How Discretionary Services Are Priced
A discretionary mandate gives the manager full decision-making power. The manager acts quickly and adjusts portfolios without delays. Because the responsibility and workload are higher, the costs increase as well. Typically, discretionary management fees range from 0.50% to 1.50% of AUM. In addition, clients usually pay custody and transaction costs on top. For investors with busy schedules, the higher fees may be justified by speed and convenience.
Hidden Costs and Transparency
Price tags never tell the whole story. Both models can involve extra charges such as custody fees, transaction costs, or FX spreads. By contrast, independent wealth managers in Switzerland often disclose these costs in detail. They rely on an open and transparent cost structure instead of bundling hidden charges. This transparency helps clients evaluate the actual value of their mandate.

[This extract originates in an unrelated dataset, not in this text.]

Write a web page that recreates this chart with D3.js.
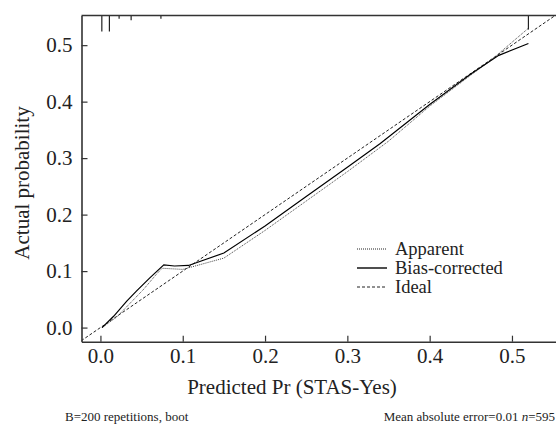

Comparing Advisory vs Discretionary Fees
Cost Element | Advisory Mandate | Discretionary Mandate |
---|---|---|
Management Fee | 0.25% – 0.75% p.a. | 0.50% – 1.50% p.a. |
Decision Authority | Client approves all trades | High, but depends on the provider |
Custody & Transaction Costs | Usually lower | Often higher |
Transparency | High, but depends on provider | Can be less clear, depending on fees |
Which Fee Structure Is Better?
The answer depends on investor priorities. If you want lower costs and control, an advisory mandate is usually better. On the other hand, if you prefer convenience and fast execution, a discretionary mandate justifies the higher fee. Many HNWI and UHNWI clients combine both models: discretionary for the core portfolio, and advisory for specialised investments. In addition, this hybrid approach increases flexibility and improves diversification.
Conclusion: Value Over Price
Ultimately, the decision should never be about price alone. Instead, clients should evaluate whether fees match the value, expertise, and trust offered by the wealth manager. Both advisory and discretionary services are essential for modern wealth management in Switzerland. When managers disclose all costs and align their interests with the client, fees become a fair reflection of long-term value. Therefore, choosing the proper mandate is less about saving money and more about building confidence and stability.